Yesterday it rained for what seemed to be 18 consecutive hours. According to the Chronicle 2.43 inches fell which is more than most (all?) Nebraska counties see in the entire month of October.
(Somehow I'm still only reading the Chronicle for blog research which leads to awkward conversations like when an older couple asked if I worried about the arsonist who has been terrorizing my neighborhood. But you have to understand, from my perspective, I can either worry about arsonists and Yao Ming's foot or I can live a blissful life where arsonists and Yao Ming's foot only exist if they're mentioned in Ulysses or Brett chews on one).
Other than a slightly terrifying drive on a very wet, very busy freeway, this rainfall was mostly notable for explaining why everyone here carries umbrellas. My students laughed at me when I arrived drenched to class and rightfully wondered why I didn't have one myself.

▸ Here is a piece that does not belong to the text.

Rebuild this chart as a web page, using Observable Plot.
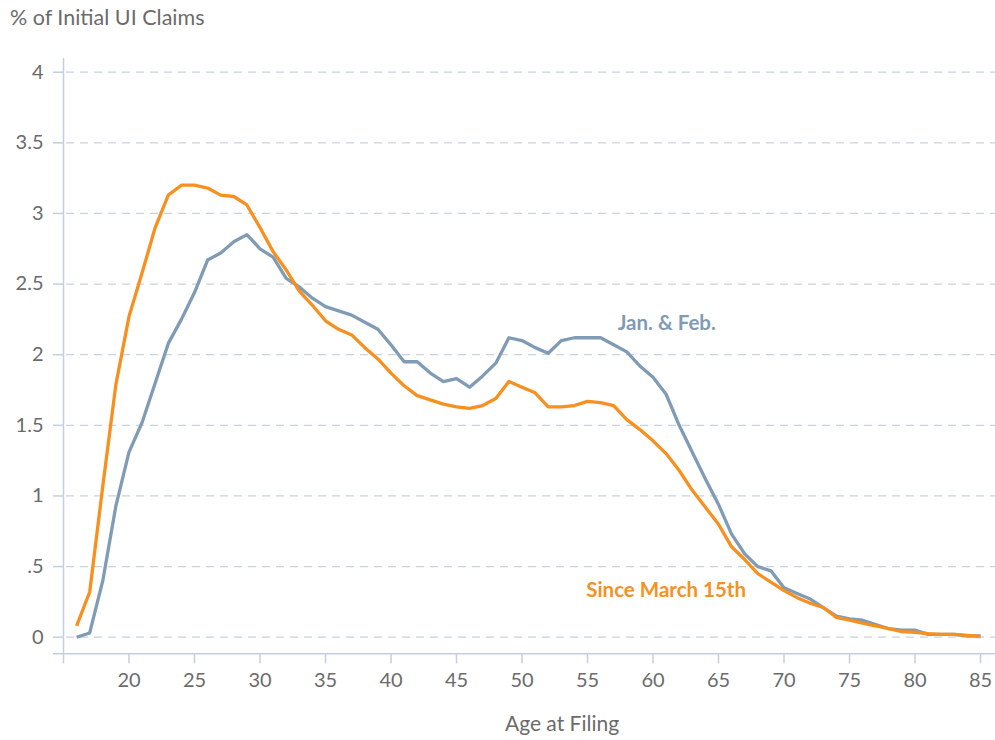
<!DOCTYPE html>
<html>
<head>
<meta charset="utf-8">
<script src="https://cdn.jsdelivr.net/npm/d3@7"></script>
<script src="https://cdn.jsdelivr.net/npm/@observablehq/plot@0.6"></script>
<style>
  html, body { margin: 0; padding: 0; background: #fff; overflow: hidden; }
  body { width: 995px; height: 740px; font-family: Lato, "Open Sans", sans-serif; }
  #title { height: 40px; line-height: 35px; padding-left: 10px; font-size: 21.5px; color: #6b6b6b; white-space: nowrap; }
  #chart { height: 660px; }
  #xlabel { position: relative; height: 40px; }
  #xlabel span { position: absolute; left: 562px; top: 3px; transform: translateX(-50%); line-height: 40px; font-size: 21px; color: #6b6b6b; white-space: nowrap; }
</style>
</head>
<body>
<div id="title">% of Initial UI Claims</div>
<div id="chart"></div>
<div id="xlabel"><span>Age at Filing</span></div>
<script>
const ages = [16,17,18,19,20,21,22,23,24,25,26,27,28,29,30,31,32,33,34,35,36,37,38,39,40,41,42,43,44,45,46,47,48,49,50,51,52,53,54,55,56,57,58,59,60,61,62,63,64,65,66,67,68,69,70,71,72,73,74,75,76,77,78,79,80,81,82,83,84,85];

const janFeb = [0.00,0.03,0.40,0.93,1.31,1.52,1.80,2.08,2.25,2.44,2.67,2.72,2.80,2.85,2.75,2.69,2.54,2.48,2.40,2.34,2.31,2.28,2.23,2.18,2.07,1.95,1.95,1.87,1.81,1.83,1.77,1.85,1.94,2.12,2.10,2.05,2.01,2.10,2.12,2.12,2.12,2.07,2.02,1.92,1.84,1.72,1.50,1.31,1.12,0.94,0.73,0.59,0.50,0.47,0.35,0.31,0.27,0.21,0.15,0.13,0.12,0.09,0.06,0.05,0.05,0.02,0.02,0.02,0.01,0.01];

const sinceMarch = [0.08,0.32,1.07,1.79,2.27,2.58,2.90,3.13,3.20,3.20,3.18,3.13,3.12,3.06,2.90,2.73,2.60,2.45,2.35,2.24,2.18,2.14,2.05,1.97,1.87,1.78,1.71,1.68,1.65,1.63,1.62,1.64,1.69,1.81,1.77,1.73,1.63,1.63,1.64,1.67,1.66,1.64,1.54,1.47,1.39,1.30,1.18,1.04,0.92,0.80,0.64,0.55,0.45,0.39,0.33,0.28,0.24,0.21,0.14,0.12,0.10,0.08,0.06,0.04,0.035,0.025,0.02,0.02,0.012,0.005];

const seriesNames = ["Jan. & Feb.", "Since March 15th"];
const seriesColors = ["#7f9bb5", "#f7901e"];

const xTicks = [15,20,25,30,35,40,45,50,55,60,65,70,75,80,85];
const yTicks = [0,0.5,1,1.5,2,2.5,3,3.5,4];
const yTickLabels = ["0",".5","1","1.5","2","2.5","3","3.5","4"];

// label anchor points (data coordinates)
const labelAge = [57.3, 54.9];
const labelValue = [2.22, 0.33];

const rows = [];
ages.forEach((a, i) => {
  rows.push({age: a, value: janFeb[i], series: seriesNames[0]});
});
ages.forEach((a, i) => {
  rows.push({age: a, value: sinceMarch[i], series: seriesNames[1]});
});
const labels = seriesNames.map((s, i) => ({text: s, age: labelAge[i], value: labelValue[i], color: seriesColors[i]}));

const xDomain = [15, 86.145];
const yDomain = [-0.1175, 4.097];
const axisColor = "#c3cfdd";
const textColor = "#6b6b6b";

const chart = Plot.plot({
  width: 995,
  height: 660,
  marginLeft: 63,
  marginRight: 0,
  marginTop: 18,
  marginBottom: 46.7,
  style: {fontFamily: "Lato, 'Open Sans', sans-serif", background: "#fff", overflow: "visible"},
  x: {domain: xDomain, axis: null},
  y: {domain: yDomain, axis: null},
  color: {domain: seriesNames, range: seriesColors},
  marks: [
    Plot.gridY(yTicks, {stroke: "#c8d3e0", strokeOpacity: 1, strokeWidth: 1.2, strokeDasharray: "8,6", strokeDashoffset: -3}),
    Plot.ruleX([xDomain[0]], {stroke: axisColor, strokeWidth: 1.5}),
    Plot.ruleY([yDomain[0]], {x1: xDomain[0] - 10 / 13.1, x2: xDomain[1], stroke: axisColor, strokeWidth: 1.5}),
    Plot.axisY(yTicks, {
      anchor: "left", tickSize: 10, tickPadding: 10, stroke: axisColor, strokeWidth: 1.5,
      fill: textColor, fontSize: 20, label: null,
      tickFormat: (d, i) => yTickLabels[yTicks.indexOf(d)]
    }),
    Plot.axisX(xTicks, {
      anchor: "bottom", tickSize: 10, tickPadding: 9, stroke: axisColor, strokeWidth: 1.5,
      fill: textColor, fontSize: 20, label: null,
      tickFormat: d => d === 15 ? "" : String(d)
    }),
    Plot.line(rows, {x: "age", y: "value", z: "series", stroke: "series", strokeWidth: 3.3, strokeLinejoin: "round", strokeLinecap: "butt"}),
    Plot.text(labels, {x: "age", y: "value", text: "text", fill: "color", textAnchor: "start", fontSize: 20.5, fontWeight: "bold"})
  ]
});
document.getElementById("chart").appendChild(chart);
</script>
</body>
</html>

I guess I could have explained to them that in elementary school the most popular kid told everyone umbrellas were gay, but I'm not sure they would have bought this unless I could actually get Josh on the phone to explain it to them. And, honestly, what are the odds he'd even answer my call from the space station mansion where he lives with Kelly Kapowski?
So I guess I need to get one, but now it's not raining and I've already given up. There are just too many choices.
Only Duck Head
The Full Duck
I mean, I know I should just go with arsonist proof and be done with it, but I think I'm going to need to get the okay from Josh first.